— Start of Information supplied —

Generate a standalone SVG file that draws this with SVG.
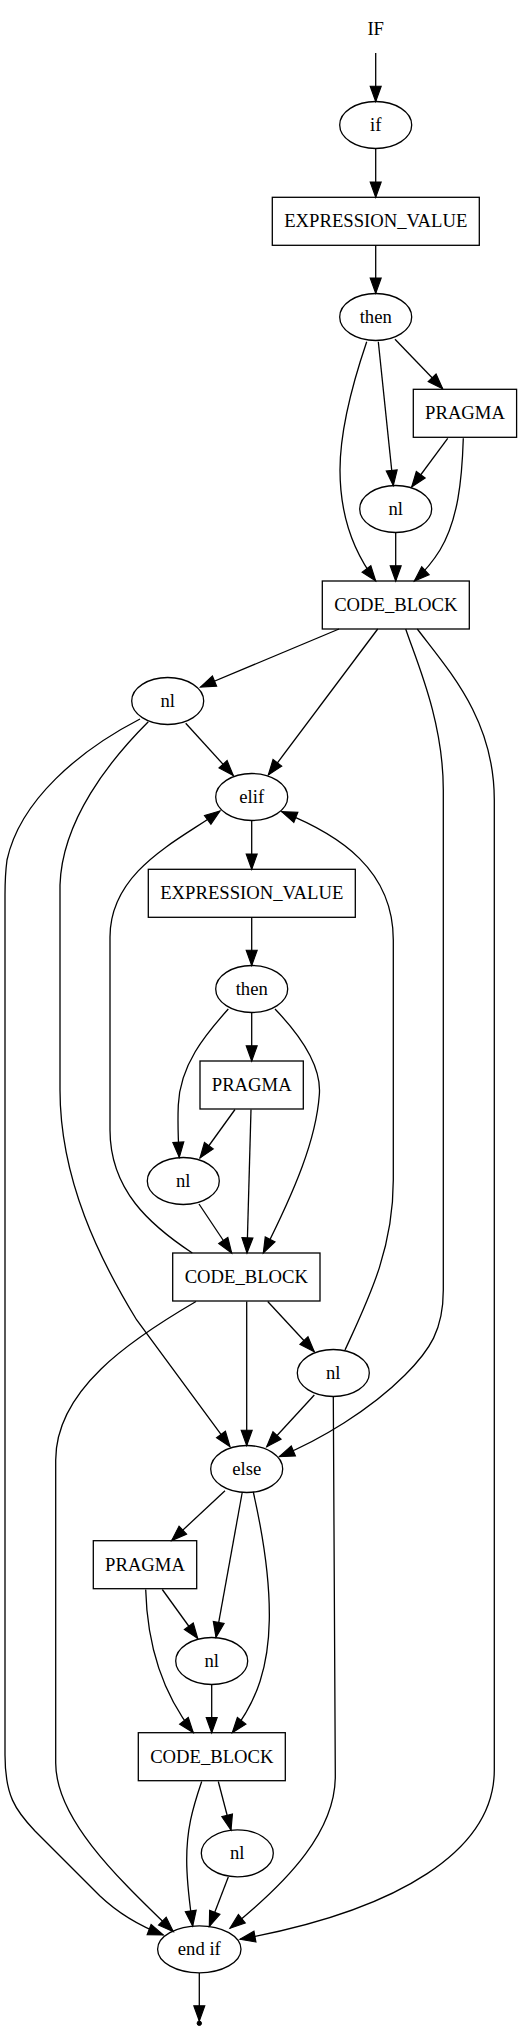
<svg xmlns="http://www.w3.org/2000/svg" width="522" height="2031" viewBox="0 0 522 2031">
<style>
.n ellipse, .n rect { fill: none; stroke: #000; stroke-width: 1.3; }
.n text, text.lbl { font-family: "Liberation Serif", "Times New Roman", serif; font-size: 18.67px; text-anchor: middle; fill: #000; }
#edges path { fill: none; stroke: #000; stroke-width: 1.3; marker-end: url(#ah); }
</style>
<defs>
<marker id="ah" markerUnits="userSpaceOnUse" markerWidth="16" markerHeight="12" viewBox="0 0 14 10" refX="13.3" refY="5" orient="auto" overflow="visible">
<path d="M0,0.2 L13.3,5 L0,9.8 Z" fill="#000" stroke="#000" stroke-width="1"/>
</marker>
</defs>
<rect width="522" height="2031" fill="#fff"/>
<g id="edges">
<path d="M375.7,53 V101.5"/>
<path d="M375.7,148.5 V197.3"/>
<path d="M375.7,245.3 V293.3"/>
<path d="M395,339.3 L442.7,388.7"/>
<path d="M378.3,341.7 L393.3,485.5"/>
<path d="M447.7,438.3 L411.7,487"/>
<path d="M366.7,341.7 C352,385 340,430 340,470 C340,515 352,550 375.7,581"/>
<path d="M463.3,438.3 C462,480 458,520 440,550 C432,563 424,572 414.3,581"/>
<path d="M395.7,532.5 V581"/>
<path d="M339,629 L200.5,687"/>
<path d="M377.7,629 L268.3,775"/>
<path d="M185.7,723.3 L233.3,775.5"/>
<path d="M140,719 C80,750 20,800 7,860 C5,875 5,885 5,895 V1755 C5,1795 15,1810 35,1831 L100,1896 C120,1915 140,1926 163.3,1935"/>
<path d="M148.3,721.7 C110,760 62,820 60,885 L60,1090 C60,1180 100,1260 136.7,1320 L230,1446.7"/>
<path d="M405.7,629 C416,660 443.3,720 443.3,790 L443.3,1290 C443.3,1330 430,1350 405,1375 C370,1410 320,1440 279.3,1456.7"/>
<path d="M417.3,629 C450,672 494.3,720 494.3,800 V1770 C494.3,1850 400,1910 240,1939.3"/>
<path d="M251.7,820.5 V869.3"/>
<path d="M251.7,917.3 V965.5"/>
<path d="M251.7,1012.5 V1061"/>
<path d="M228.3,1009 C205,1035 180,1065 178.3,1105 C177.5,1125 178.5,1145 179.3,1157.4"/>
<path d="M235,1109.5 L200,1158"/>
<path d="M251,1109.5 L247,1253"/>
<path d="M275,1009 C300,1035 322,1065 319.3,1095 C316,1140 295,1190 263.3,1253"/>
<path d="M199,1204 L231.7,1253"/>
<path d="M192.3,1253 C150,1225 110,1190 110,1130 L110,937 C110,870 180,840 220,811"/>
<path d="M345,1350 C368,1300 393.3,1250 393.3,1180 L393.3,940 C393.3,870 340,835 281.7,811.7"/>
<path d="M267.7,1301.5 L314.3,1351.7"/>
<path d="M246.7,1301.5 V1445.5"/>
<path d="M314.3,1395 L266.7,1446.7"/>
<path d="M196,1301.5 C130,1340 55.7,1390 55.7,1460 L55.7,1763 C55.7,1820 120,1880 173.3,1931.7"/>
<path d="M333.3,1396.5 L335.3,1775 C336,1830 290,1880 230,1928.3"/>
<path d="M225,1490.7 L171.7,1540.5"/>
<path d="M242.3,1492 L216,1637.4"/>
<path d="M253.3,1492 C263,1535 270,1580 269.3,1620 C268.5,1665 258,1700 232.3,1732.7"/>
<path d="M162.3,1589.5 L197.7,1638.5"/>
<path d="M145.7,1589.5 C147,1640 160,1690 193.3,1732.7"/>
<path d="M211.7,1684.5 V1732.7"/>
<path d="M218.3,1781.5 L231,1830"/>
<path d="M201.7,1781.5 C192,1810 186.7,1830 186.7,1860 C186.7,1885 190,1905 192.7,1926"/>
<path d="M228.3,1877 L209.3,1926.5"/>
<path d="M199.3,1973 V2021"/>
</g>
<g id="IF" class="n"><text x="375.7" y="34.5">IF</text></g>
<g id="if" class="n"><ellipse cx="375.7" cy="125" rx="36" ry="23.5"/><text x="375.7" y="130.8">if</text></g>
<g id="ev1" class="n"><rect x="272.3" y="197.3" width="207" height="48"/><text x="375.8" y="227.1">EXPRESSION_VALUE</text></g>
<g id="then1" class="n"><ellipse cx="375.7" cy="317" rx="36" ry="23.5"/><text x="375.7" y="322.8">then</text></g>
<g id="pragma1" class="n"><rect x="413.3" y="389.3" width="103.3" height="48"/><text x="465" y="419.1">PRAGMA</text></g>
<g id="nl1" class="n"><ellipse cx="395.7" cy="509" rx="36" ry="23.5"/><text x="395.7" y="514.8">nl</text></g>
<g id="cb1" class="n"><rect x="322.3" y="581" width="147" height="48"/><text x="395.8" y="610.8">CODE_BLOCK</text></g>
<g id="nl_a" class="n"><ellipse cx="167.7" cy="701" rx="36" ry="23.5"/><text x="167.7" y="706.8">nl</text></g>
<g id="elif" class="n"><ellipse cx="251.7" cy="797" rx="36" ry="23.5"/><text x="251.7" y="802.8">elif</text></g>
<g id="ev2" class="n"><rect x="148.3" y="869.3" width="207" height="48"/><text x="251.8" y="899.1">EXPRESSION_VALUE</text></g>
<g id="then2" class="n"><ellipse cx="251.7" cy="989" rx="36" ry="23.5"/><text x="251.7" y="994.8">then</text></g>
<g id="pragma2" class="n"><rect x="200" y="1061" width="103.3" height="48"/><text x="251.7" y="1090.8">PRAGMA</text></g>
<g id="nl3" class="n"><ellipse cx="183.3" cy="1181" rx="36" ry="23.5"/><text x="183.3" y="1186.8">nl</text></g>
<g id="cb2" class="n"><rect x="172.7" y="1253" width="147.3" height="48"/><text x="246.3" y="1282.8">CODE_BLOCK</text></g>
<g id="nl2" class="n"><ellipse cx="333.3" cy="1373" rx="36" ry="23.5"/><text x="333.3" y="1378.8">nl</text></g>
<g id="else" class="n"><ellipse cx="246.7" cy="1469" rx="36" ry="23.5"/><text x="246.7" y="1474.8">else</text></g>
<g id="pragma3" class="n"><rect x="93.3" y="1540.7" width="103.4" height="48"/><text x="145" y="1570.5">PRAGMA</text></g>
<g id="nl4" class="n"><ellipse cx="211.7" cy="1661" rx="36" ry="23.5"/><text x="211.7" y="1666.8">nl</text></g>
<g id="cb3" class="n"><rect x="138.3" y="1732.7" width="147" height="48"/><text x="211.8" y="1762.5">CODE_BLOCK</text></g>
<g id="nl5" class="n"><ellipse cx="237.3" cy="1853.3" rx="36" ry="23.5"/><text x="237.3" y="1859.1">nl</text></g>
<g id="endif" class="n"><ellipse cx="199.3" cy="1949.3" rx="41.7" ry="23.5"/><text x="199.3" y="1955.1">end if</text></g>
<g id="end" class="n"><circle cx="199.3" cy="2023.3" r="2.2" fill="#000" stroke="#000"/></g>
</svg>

— End of Information supplied —

# Requirements
Each line above is to be copied verbatim. Drop any image from the copy.

# Result for this exercise
Generate a standalone SVG file that draws this with SVG.
<svg xmlns="http://www.w3.org/2000/svg" width="522" height="2031" viewBox="0 0 522 2031">
<style>
.n ellipse, .n rect { fill: none; stroke: #000; stroke-width: 1.3; }
.n text, text.lbl { font-family: "Liberation Serif", "Times New Roman", serif; font-size: 18.67px; text-anchor: middle; fill: #000; }
#edges path { fill: none; stroke: #000; stroke-width: 1.3; marker-end: url(#ah); }
</style>
<defs>
<marker id="ah" markerUnits="userSpaceOnUse" markerWidth="16" markerHeight="12" viewBox="0 0 14 10" refX="13.3" refY="5" orient="auto" overflow="visible">
<path d="M0,0.2 L13.3,5 L0,9.8 Z" fill="#000" stroke="#000" stroke-width="1"/>
</marker>
</defs>
<rect width="522" height="2031" fill="#fff"/>
<g id="edges">
<path d="M375.7,53 V101.5"/>
<path d="M375.7,148.5 V197.3"/>
<path d="M375.7,245.3 V293.3"/>
<path d="M395,339.3 L442.7,388.7"/>
<path d="M378.3,341.7 L393.3,485.5"/>
<path d="M447.7,438.3 L411.7,487"/>
<path d="M366.7,341.7 C352,385 340,430 340,470 C340,515 352,550 375.7,581"/>
<path d="M463.3,438.3 C462,480 458,520 440,550 C432,563 424,572 414.3,581"/>
<path d="M395.7,532.5 V581"/>
<path d="M339,629 L200.5,687"/>
<path d="M377.7,629 L268.3,775"/>
<path d="M185.7,723.3 L233.3,775.5"/>
<path d="M140,719 C80,750 20,800 7,860 C5,875 5,885 5,895 V1755 C5,1795 15,1810 35,1831 L100,1896 C120,1915 140,1926 163.3,1935"/>
<path d="M148.3,721.7 C110,760 62,820 60,885 L60,1090 C60,1180 100,1260 136.7,1320 L230,1446.7"/>
<path d="M405.7,629 C416,660 443.3,720 443.3,790 L443.3,1290 C443.3,1330 430,1350 405,1375 C370,1410 320,1440 279.3,1456.7"/>
<path d="M417.3,629 C450,672 494.3,720 494.3,800 V1770 C494.3,1850 400,1910 240,1939.3"/>
<path d="M251.7,820.5 V869.3"/>
<path d="M251.7,917.3 V965.5"/>
<path d="M251.7,1012.5 V1061"/>
<path d="M228.3,1009 C205,1035 180,1065 178.3,1105 C177.5,1125 178.5,1145 179.3,1157.4"/>
<path d="M235,1109.5 L200,1158"/>
<path d="M251,1109.5 L247,1253"/>
<path d="M275,1009 C300,1035 322,1065 319.3,1095 C316,1140 295,1190 263.3,1253"/>
<path d="M199,1204 L231.7,1253"/>
<path d="M192.3,1253 C150,1225 110,1190 110,1130 L110,937 C110,870 180,840 220,811"/>
<path d="M345,1350 C368,1300 393.3,1250 393.3,1180 L393.3,940 C393.3,870 340,835 281.7,811.7"/>
<path d="M267.7,1301.5 L314.3,1351.7"/>
<path d="M246.7,1301.5 V1445.5"/>
<path d="M314.3,1395 L266.7,1446.7"/>
<path d="M196,1301.5 C130,1340 55.7,1390 55.7,1460 L55.7,1763 C55.7,1820 120,1880 173.3,1931.7"/>
<path d="M333.3,1396.5 L335.3,1775 C336,1830 290,1880 230,1928.3"/>
<path d="M225,1490.7 L171.7,1540.5"/>
<path d="M242.3,1492 L216,1637.4"/>
<path d="M253.3,1492 C263,1535 270,1580 269.3,1620 C268.5,1665 258,1700 232.3,1732.7"/>
<path d="M162.3,1589.5 L197.7,1638.5"/>
<path d="M145.7,1589.5 C147,1640 160,1690 193.3,1732.7"/>
<path d="M211.7,1684.5 V1732.7"/>
<path d="M218.3,1781.5 L231,1830"/>
<path d="M201.7,1781.5 C192,1810 186.7,1830 186.7,1860 C186.7,1885 190,1905 192.7,1926"/>
<path d="M228.3,1877 L209.3,1926.5"/>
<path d="M199.3,1973 V2021"/>
</g>
<g id="IF" class="n"><text x="375.7" y="34.5">IF</text></g>
<g id="if" class="n"><ellipse cx="375.7" cy="125" rx="36" ry="23.5"/><text x="375.7" y="130.8">if</text></g>
<g id="ev1" class="n"><rect x="272.3" y="197.3" width="207" height="48"/><text x="375.8" y="227.1">EXPRESSION_VALUE</text></g>
<g id="then1" class="n"><ellipse cx="375.7" cy="317" rx="36" ry="23.5"/><text x="375.7" y="322.8">then</text></g>
<g id="pragma1" class="n"><rect x="413.3" y="389.3" width="103.3" height="48"/><text x="465" y="419.1">PRAGMA</text></g>
<g id="nl1" class="n"><ellipse cx="395.7" cy="509" rx="36" ry="23.5"/><text x="395.7" y="514.8">nl</text></g>
<g id="cb1" class="n"><rect x="322.3" y="581" width="147" height="48"/><text x="395.8" y="610.8">CODE_BLOCK</text></g>
<g id="nl_a" class="n"><ellipse cx="167.7" cy="701" rx="36" ry="23.5"/><text x="167.7" y="706.8">nl</text></g>
<g id="elif" class="n"><ellipse cx="251.7" cy="797" rx="36" ry="23.5"/><text x="251.7" y="802.8">elif</text></g>
<g id="ev2" class="n"><rect x="148.3" y="869.3" width="207" height="48"/><text x="251.8" y="899.1">EXPRESSION_VALUE</text></g>
<g id="then2" class="n"><ellipse cx="251.7" cy="989" rx="36" ry="23.5"/><text x="251.7" y="994.8">then</text></g>
<g id="pragma2" class="n"><rect x="200" y="1061" width="103.3" height="48"/><text x="251.7" y="1090.8">PRAGMA</text></g>
<g id="nl3" class="n"><ellipse cx="183.3" cy="1181" rx="36" ry="23.5"/><text x="183.3" y="1186.8">nl</text></g>
<g id="cb2" class="n"><rect x="172.7" y="1253" width="147.3" height="48"/><text x="246.3" y="1282.8">CODE_BLOCK</text></g>
<g id="nl2" class="n"><ellipse cx="333.3" cy="1373" rx="36" ry="23.5"/><text x="333.3" y="1378.8">nl</text></g>
<g id="else" class="n"><ellipse cx="246.7" cy="1469" rx="36" ry="23.5"/><text x="246.7" y="1474.8">else</text></g>
<g id="pragma3" class="n"><rect x="93.3" y="1540.7" width="103.4" height="48"/><text x="145" y="1570.5">PRAGMA</text></g>
<g id="nl4" class="n"><ellipse cx="211.7" cy="1661" rx="36" ry="23.5"/><text x="211.7" y="1666.8">nl</text></g>
<g id="cb3" class="n"><rect x="138.3" y="1732.7" width="147" height="48"/><text x="211.8" y="1762.5">CODE_BLOCK</text></g>
<g id="nl5" class="n"><ellipse cx="237.3" cy="1853.3" rx="36" ry="23.5"/><text x="237.3" y="1859.1">nl</text></g>
<g id="endif" class="n"><ellipse cx="199.3" cy="1949.3" rx="41.7" ry="23.5"/><text x="199.3" y="1955.1">end if</text></g>
<g id="end" class="n"><circle cx="199.3" cy="2023.3" r="2.2" fill="#000" stroke="#000"/></g>
</svg>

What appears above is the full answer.